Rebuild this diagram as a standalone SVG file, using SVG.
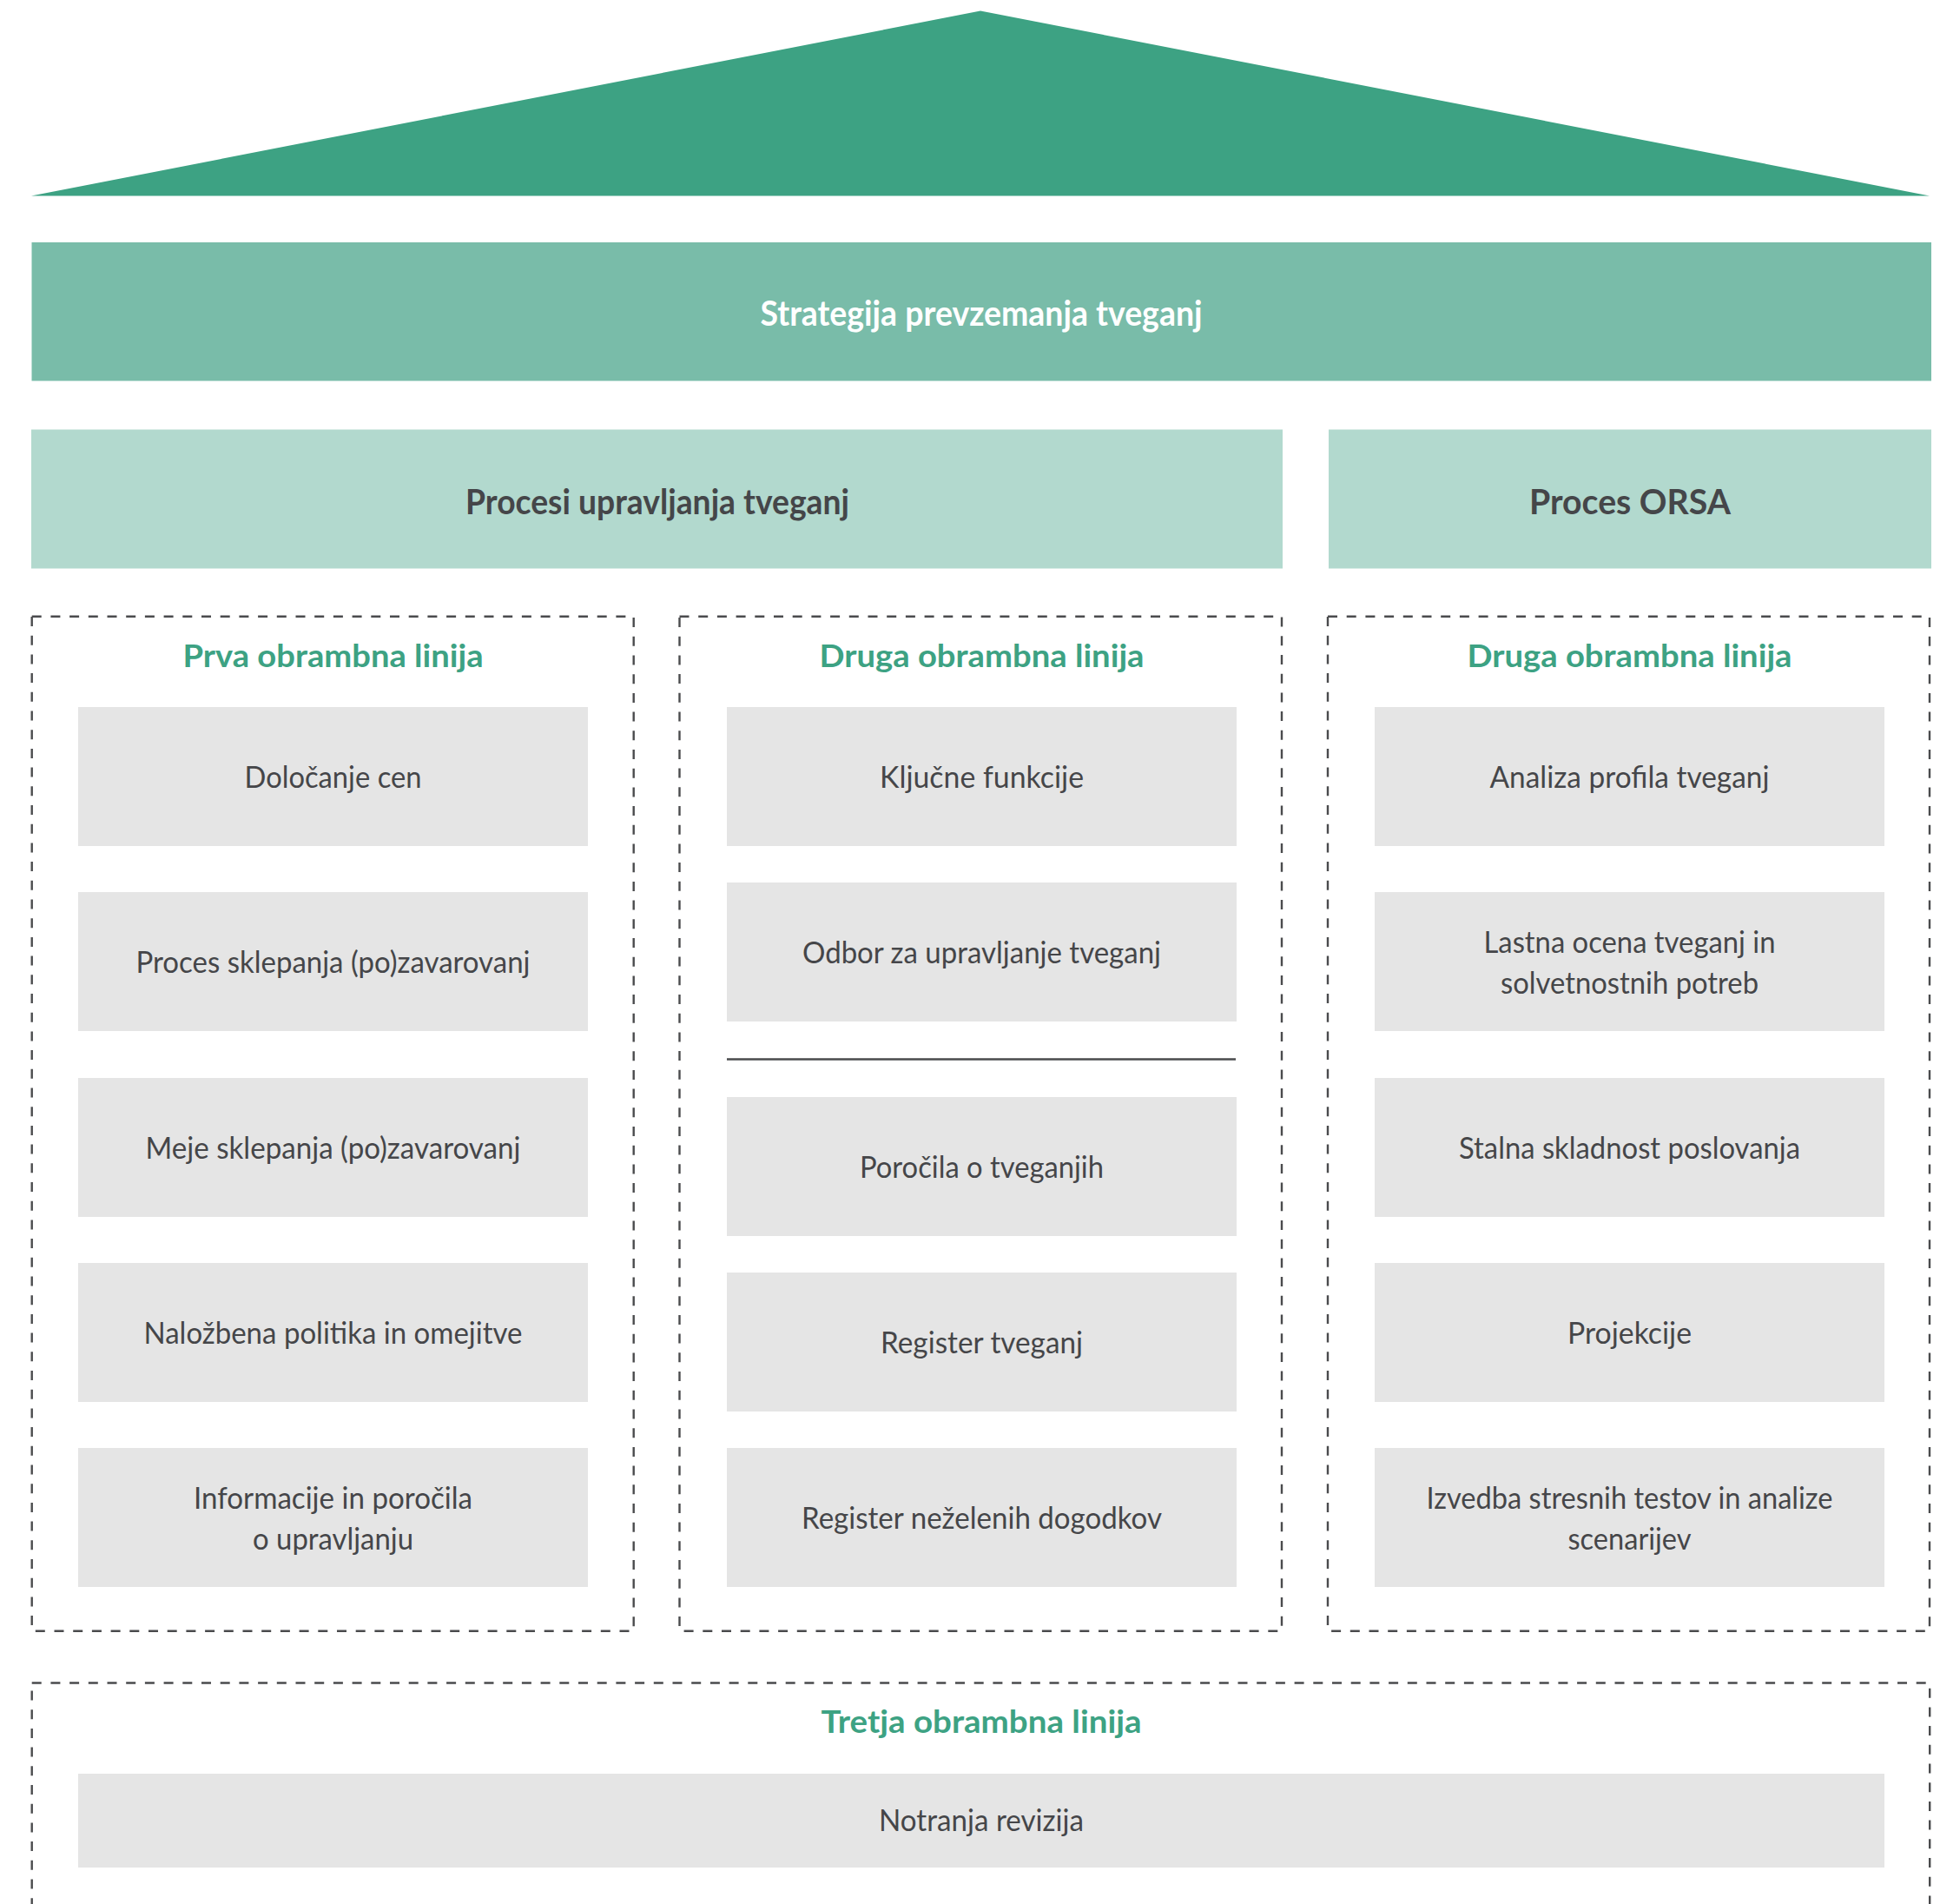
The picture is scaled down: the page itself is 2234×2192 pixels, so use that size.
<svg xmlns="http://www.w3.org/2000/svg" width="2234" height="2192" viewBox="0 0 2234 2192">
<style>
.bg{fill:#ffffff}
.roof{fill:#3da283}
.strat{fill:#79bca9}
.proc{fill:#b2d9ce}
.item{fill:#e5e5e5}
.dash{fill:none;stroke:#4a4b4d;stroke-width:2.4;stroke-dasharray:11 10.7}
.sep{stroke:#4a4b4d;stroke-width:2.5}
.t{font-family:Lato,"Open Sans","Liberation Sans",sans-serif;text-anchor:middle}
.tw{fill:#ffffff;font-weight:700;font-size:41px}
.th{fill:#454649;font-weight:700;font-size:41px}
.tg{fill:#3da283;font-weight:700;font-size:37px}
.tb{fill:#454649;font-weight:400;font-size:34px}
</style>
<rect class="bg" x="0" y="0" width="2234" height="2192"/>

<g id="roof"><polygon class="roof" points="36,225.5 1129,12.5 2222,225.5"/></g>

<g id="strategija">
<rect class="strat" x="36.5" y="279" width="2187.5" height="159.5"/>
<text class="t tw" x="1130" y="375" textLength="509" lengthAdjust="spacingAndGlyphs">Strategija prevzemanja tveganj</text>
</g>

<g id="procesi">
<rect class="proc" x="36" y="494.5" width="1441" height="160"/>
<text class="t th" x="757" y="591.5" textLength="442" lengthAdjust="spacingAndGlyphs">Procesi upravljanja tveganj</text>
</g>

<g id="orsa">
<rect class="proc" x="1530" y="494.5" width="694" height="160"/>
<text class="t th" x="1877" y="591.5" textLength="232" lengthAdjust="spacingAndGlyphs">Proces ORSA</text>
</g>

<g id="prva-linija">
<rect class="dash" x="36.7" y="709.7" width="693" height="1168"/>
<text class="t tg" x="383.5" y="768" textLength="346" lengthAdjust="spacingAndGlyphs">Prva obrambna linija</text>
</g>
<g id="druga-linija-1">
<rect class="dash" x="782.5" y="709.7" width="693.5" height="1168"/>
<text class="t tg" x="1130.5" y="768" textLength="374" lengthAdjust="spacingAndGlyphs">Druga obrambna linija</text>
</g>
<g id="druga-linija-2">
<rect class="dash" x="1529" y="709.7" width="693" height="1168"/>
<text class="t tg" x="1876.5" y="768" textLength="374" lengthAdjust="spacingAndGlyphs">Druga obrambna linija</text>
</g>

<g id="dolocanje-cen">
<rect class="item" x="90" y="814" width="587" height="160"/>
<text class="t tb" x="383.5" y="907" textLength="204" lengthAdjust="spacingAndGlyphs">Določanje cen</text>
</g>
<g id="proces-sklepanja">
<rect class="item" x="90" y="1027" width="587" height="160"/>
<text class="t tb" x="383.5" y="1120" textLength="454" lengthAdjust="spacingAndGlyphs">Proces sklepanja (po)zavarovanj</text>
</g>
<g id="meje-sklepanja">
<rect class="item" x="90" y="1241" width="587" height="160"/>
<text class="t tb" x="383.5" y="1334" textLength="432" lengthAdjust="spacingAndGlyphs">Meje sklepanja (po)zavarovanj</text>
</g>
<g id="nalozbena-politika">
<rect class="item" x="90" y="1454" width="587" height="160"/>
<text class="t tb" x="383.5" y="1547" textLength="436" lengthAdjust="spacingAndGlyphs">Naložbena politika in omejitve</text>
</g>
<g id="informacije">
<rect class="item" x="90" y="1667" width="587" height="160"/>
<text class="t tb" x="383.5" y="1737" textLength="321" lengthAdjust="spacingAndGlyphs">Informacije in poročila</text>
<text class="t tb" x="383.5" y="1783.5" textLength="185" lengthAdjust="spacingAndGlyphs">o upravljanju</text>
</g>

<g id="kljucne-funkcije">
<rect class="item" x="837" y="814" width="587" height="160"/>
<text class="t tb" x="1130.5" y="907" textLength="235" lengthAdjust="spacingAndGlyphs">Ključne funkcije</text>
</g>
<g id="odbor">
<rect class="item" x="837" y="1016" width="587" height="160"/>
<text class="t tb" x="1130.5" y="1108.5" textLength="413" lengthAdjust="spacingAndGlyphs">Odbor za upravljanje tveganj</text>
</g>
<g id="porocila">
<rect class="item" x="837" y="1263" width="587" height="160"/>
<text class="t tb" x="1130.5" y="1356" textLength="281" lengthAdjust="spacingAndGlyphs">Poročila o tveganjih</text>
</g>
<g id="register-tveganj">
<rect class="item" x="837" y="1465" width="587" height="160"/>
<text class="t tb" x="1130.5" y="1558" textLength="233" lengthAdjust="spacingAndGlyphs">Register tveganj</text>
</g>
<g id="register-dogodkov">
<rect class="item" x="837" y="1667" width="587" height="160"/>
<text class="t tb" x="1130.5" y="1760" textLength="415" lengthAdjust="spacingAndGlyphs">Register neželenih dogodkov</text>
</g>

<g id="analiza-profila">
<rect class="item" x="1583" y="814" width="587" height="160"/>
<text class="t tb" x="1876.5" y="907" textLength="322" lengthAdjust="spacingAndGlyphs">Analiza profila tveganj</text>
</g>
<g id="lastna-ocena">
<rect class="item" x="1583" y="1027" width="587" height="160"/>
<text class="t tb" x="1876.5" y="1097" textLength="336" lengthAdjust="spacingAndGlyphs">Lastna ocena tveganj in</text>
<text class="t tb" x="1876.5" y="1143.5" textLength="297" lengthAdjust="spacingAndGlyphs">solvetnostnih potreb</text>
</g>
<g id="stalna-skladnost">
<rect class="item" x="1583" y="1241" width="587" height="160"/>
<text class="t tb" x="1876.5" y="1334" textLength="393" lengthAdjust="spacingAndGlyphs">Stalna skladnost poslovanja</text>
</g>
<g id="projekcije">
<rect class="item" x="1583" y="1454" width="587" height="160"/>
<text class="t tb" x="1876.5" y="1547" textLength="143" lengthAdjust="spacingAndGlyphs">Projekcije</text>
</g>
<g id="stresni-testi">
<rect class="item" x="1583" y="1667" width="587" height="160"/>
<text class="t tb" x="1876.5" y="1737" textLength="468" lengthAdjust="spacingAndGlyphs">Izvedba stresnih testov in analize</text>
<text class="t tb" x="1876.5" y="1783.5" textLength="142" lengthAdjust="spacingAndGlyphs">scenarijev</text>
</g>

<g id="tretja-linija">
<rect class="dash" x="36.7" y="1937.5" width="2185.5" height="320"/>
<text class="t tg" x="1130" y="1995" textLength="369" lengthAdjust="spacingAndGlyphs">Tretja obrambna linija</text>
</g>
<g id="notranja-revizija">
<rect class="item" x="90" y="2042" width="2080" height="108"/>
<text class="t tb" x="1130" y="2108" textLength="236" lengthAdjust="spacingAndGlyphs">Notranja revizija</text>
</g>

<g id="connectors">
<line class="sep" x1="837" y1="1219.5" x2="1423" y2="1219.5"/>
</g>
</svg>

▶ [Stated exercise]: Print the full listing exactly, dropping the pictures.

▶ [Solution for this exercise]:
Rebuild this diagram as a standalone SVG file, using SVG.
The picture is scaled down: the page itself is 2234×2192 pixels, so use that size.
<svg xmlns="http://www.w3.org/2000/svg" width="2234" height="2192" viewBox="0 0 2234 2192">
<style>
.bg{fill:#ffffff}
.roof{fill:#3da283}
.strat{fill:#79bca9}
.proc{fill:#b2d9ce}
.item{fill:#e5e5e5}
.dash{fill:none;stroke:#4a4b4d;stroke-width:2.4;stroke-dasharray:11 10.7}
.sep{stroke:#4a4b4d;stroke-width:2.5}
.t{font-family:Lato,"Open Sans","Liberation Sans",sans-serif;text-anchor:middle}
.tw{fill:#ffffff;font-weight:700;font-size:41px}
.th{fill:#454649;font-weight:700;font-size:41px}
.tg{fill:#3da283;font-weight:700;font-size:37px}
.tb{fill:#454649;font-weight:400;font-size:34px}
</style>
<rect class="bg" x="0" y="0" width="2234" height="2192"/>

<g id="roof"><polygon class="roof" points="36,225.5 1129,12.5 2222,225.5"/></g>

<g id="strategija">
<rect class="strat" x="36.5" y="279" width="2187.5" height="159.5"/>
<text class="t tw" x="1130" y="375" textLength="509" lengthAdjust="spacingAndGlyphs">Strategija prevzemanja tveganj</text>
</g>

<g id="procesi">
<rect class="proc" x="36" y="494.5" width="1441" height="160"/>
<text class="t th" x="757" y="591.5" textLength="442" lengthAdjust="spacingAndGlyphs">Procesi upravljanja tveganj</text>
</g>

<g id="orsa">
<rect class="proc" x="1530" y="494.5" width="694" height="160"/>
<text class="t th" x="1877" y="591.5" textLength="232" lengthAdjust="spacingAndGlyphs">Proces ORSA</text>
</g>

<g id="prva-linija">
<rect class="dash" x="36.7" y="709.7" width="693" height="1168"/>
<text class="t tg" x="383.5" y="768" textLength="346" lengthAdjust="spacingAndGlyphs">Prva obrambna linija</text>
</g>
<g id="druga-linija-1">
<rect class="dash" x="782.5" y="709.7" width="693.5" height="1168"/>
<text class="t tg" x="1130.5" y="768" textLength="374" lengthAdjust="spacingAndGlyphs">Druga obrambna linija</text>
</g>
<g id="druga-linija-2">
<rect class="dash" x="1529" y="709.7" width="693" height="1168"/>
<text class="t tg" x="1876.5" y="768" textLength="374" lengthAdjust="spacingAndGlyphs">Druga obrambna linija</text>
</g>

<g id="dolocanje-cen">
<rect class="item" x="90" y="814" width="587" height="160"/>
<text class="t tb" x="383.5" y="907" textLength="204" lengthAdjust="spacingAndGlyphs">Določanje cen</text>
</g>
<g id="proces-sklepanja">
<rect class="item" x="90" y="1027" width="587" height="160"/>
<text class="t tb" x="383.5" y="1120" textLength="454" lengthAdjust="spacingAndGlyphs">Proces sklepanja (po)zavarovanj</text>
</g>
<g id="meje-sklepanja">
<rect class="item" x="90" y="1241" width="587" height="160"/>
<text class="t tb" x="383.5" y="1334" textLength="432" lengthAdjust="spacingAndGlyphs">Meje sklepanja (po)zavarovanj</text>
</g>
<g id="nalozbena-politika">
<rect class="item" x="90" y="1454" width="587" height="160"/>
<text class="t tb" x="383.5" y="1547" textLength="436" lengthAdjust="spacingAndGlyphs">Naložbena politika in omejitve</text>
</g>
<g id="informacije">
<rect class="item" x="90" y="1667" width="587" height="160"/>
<text class="t tb" x="383.5" y="1737" textLength="321" lengthAdjust="spacingAndGlyphs">Informacije in poročila</text>
<text class="t tb" x="383.5" y="1783.5" textLength="185" lengthAdjust="spacingAndGlyphs">o upravljanju</text>
</g>

<g id="kljucne-funkcije">
<rect class="item" x="837" y="814" width="587" height="160"/>
<text class="t tb" x="1130.5" y="907" textLength="235" lengthAdjust="spacingAndGlyphs">Ključne funkcije</text>
</g>
<g id="odbor">
<rect class="item" x="837" y="1016" width="587" height="160"/>
<text class="t tb" x="1130.5" y="1108.5" textLength="413" lengthAdjust="spacingAndGlyphs">Odbor za upravljanje tveganj</text>
</g>
<g id="porocila">
<rect class="item" x="837" y="1263" width="587" height="160"/>
<text class="t tb" x="1130.5" y="1356" textLength="281" lengthAdjust="spacingAndGlyphs">Poročila o tveganjih</text>
</g>
<g id="register-tveganj">
<rect class="item" x="837" y="1465" width="587" height="160"/>
<text class="t tb" x="1130.5" y="1558" textLength="233" lengthAdjust="spacingAndGlyphs">Register tveganj</text>
</g>
<g id="register-dogodkov">
<rect class="item" x="837" y="1667" width="587" height="160"/>
<text class="t tb" x="1130.5" y="1760" textLength="415" lengthAdjust="spacingAndGlyphs">Register neželenih dogodkov</text>
</g>

<g id="analiza-profila">
<rect class="item" x="1583" y="814" width="587" height="160"/>
<text class="t tb" x="1876.5" y="907" textLength="322" lengthAdjust="spacingAndGlyphs">Analiza profila tveganj</text>
</g>
<g id="lastna-ocena">
<rect class="item" x="1583" y="1027" width="587" height="160"/>
<text class="t tb" x="1876.5" y="1097" textLength="336" lengthAdjust="spacingAndGlyphs">Lastna ocena tveganj in</text>
<text class="t tb" x="1876.5" y="1143.5" textLength="297" lengthAdjust="spacingAndGlyphs">solvetnostnih potreb</text>
</g>
<g id="stalna-skladnost">
<rect class="item" x="1583" y="1241" width="587" height="160"/>
<text class="t tb" x="1876.5" y="1334" textLength="393" lengthAdjust="spacingAndGlyphs">Stalna skladnost poslovanja</text>
</g>
<g id="projekcije">
<rect class="item" x="1583" y="1454" width="587" height="160"/>
<text class="t tb" x="1876.5" y="1547" textLength="143" lengthAdjust="spacingAndGlyphs">Projekcije</text>
</g>
<g id="stresni-testi">
<rect class="item" x="1583" y="1667" width="587" height="160"/>
<text class="t tb" x="1876.5" y="1737" textLength="468" lengthAdjust="spacingAndGlyphs">Izvedba stresnih testov in analize</text>
<text class="t tb" x="1876.5" y="1783.5" textLength="142" lengthAdjust="spacingAndGlyphs">scenarijev</text>
</g>

<g id="tretja-linija">
<rect class="dash" x="36.7" y="1937.5" width="2185.5" height="320"/>
<text class="t tg" x="1130" y="1995" textLength="369" lengthAdjust="spacingAndGlyphs">Tretja obrambna linija</text>
</g>
<g id="notranja-revizija">
<rect class="item" x="90" y="2042" width="2080" height="108"/>
<text class="t tb" x="1130" y="2108" textLength="236" lengthAdjust="spacingAndGlyphs">Notranja revizija</text>
</g>

<g id="connectors">
<line class="sep" x1="837" y1="1219.5" x2="1423" y2="1219.5"/>
</g>
</svg>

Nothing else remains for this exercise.